Title: bond tent vs. bond ladder
Post by: evme on May 20, 2018, 11:24:45 PM
Does anyone know the pros and cons of using a bond tent vs. a bond ladder? My financial adviser recommends a 15-year bond ladder with US treasury strips, but I'm wondering if a bond tent may be a better fit for my needs. I am FI but not yet retired. I plan to continue working for another 3-5 years.
Title: Re: bond tent vs. bond ladder
Post by: Classical_Liberal on May 21, 2018, 04:00:21 AM
I had to look up the term bond tent, never heard it before.

This is a reverse glide path approach and theoretically it makes sense to reduce retirement date and sequence of returns risk. There quite a but of literature out there.  I would assume the difference being having to hold individual bonds to maturity (I'm assuming this is what your advisor means by a ladder).  This would lose the benefit of cheap/easy rebalancing, which is easily done with a bond fund.

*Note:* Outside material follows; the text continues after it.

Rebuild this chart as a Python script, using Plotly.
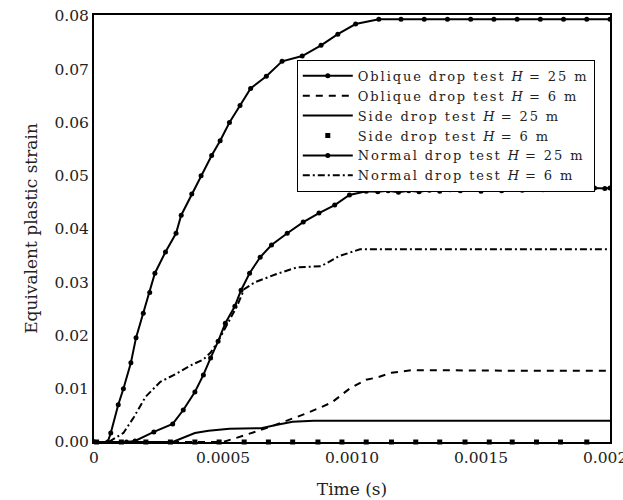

Title: Re: bond tent vs. bond ladder
Post by: Radagast on May 21, 2018, 11:34:16 PM
They aren't mutually exclusive. We don't know the details of your situation. My view is that a bond tent is a non-rolling bond ladder. Just start buying 5-year STRIPS or CDs, and once you retire in 5 years stop buying them and let them mature. Tadah! Bond tent. You should probably also have a small amount in intermediate or total bond fund that carries through.